I wouldn’t know until the next morning, but my brother decided on a whim to stay that night. I found him sitting there the next morning … a certain level of peace that I’ve never really seen on him before. In all this suffering, Mom and her firstborn had this sliver of time together. Who I am I to argue with You, God. This was golden, and that maybe this connection with another of her children is what she had been hanging on for.

She was in so much pain they had to keep her on high levels of morphine. She drifted far from us, except when a retired pastor happened in to our room. He was just there as a hospice volunteer and not as a chaplain, but after hearing of Mom’s background and faith journey, he asked if he could pray for her. She didn’t even seem to know he was there until then.

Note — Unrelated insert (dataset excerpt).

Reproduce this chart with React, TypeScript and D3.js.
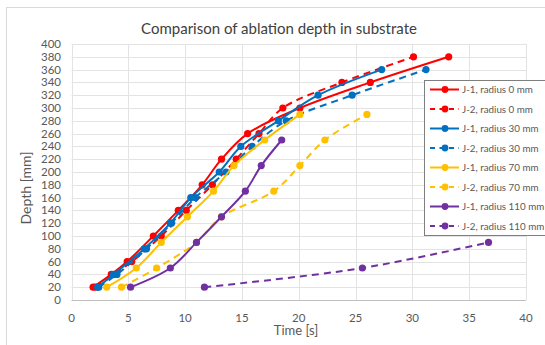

“Yes,” she whispered to answer his quest for permission.

When he came to the Lord’s prayer, she opened her eyes and recited it with him, closing her eyes at “Amen.”

She came back to us a few days later, when my brother’s family and I gathered in her room. Because of the growing worries about the COVID-19 pandemic, we decided that my step dad shouldn’t risk coming in person. Likewise, my daughters had to make excruciating decisions … one lives out of state and one in the state’s Covid hot spot. It was rumored that “Stay at Home” orders were going to be issued any day.

They worried that they might bring COVID with them or that they would be stuck and not be able to return to their homes.

We all decided that it was best for them to stay put.

So that Sunday, we gathered in her room and the good byes came … some on the phone … some in person.

She talked … feebly … eyes barely open.

“I love you,” she said to each family member.

Mom did not say those words often … she felt them … she showed them … she didn’t like important words to be cheaply thrown about …

So she gave us silver and gold that day.

Whispered I love yous decorated the moment.

Mom left us on the first day of spring. I think that’s what she was waiting for … she always hated winter.

She led us to the reminder that winters always end and new life does come.

Almost four months have slipped by, and we’ll finally be gathering with family to say one more good bye and to celebrate a beautiful soul.

We’ll laugh ( a lot … she was witty to no end).

We’ll cry …

And we’ll hope.

And we’ll anticipate the exchange, where Jesus held out a nail-scarred hand to squash the pain of life’s inadequacies.

Then He offered her His other hand, guiding her in to a new adventure …

A heavenly adventure we hardly dare consider while still bound to the broken side of eternity.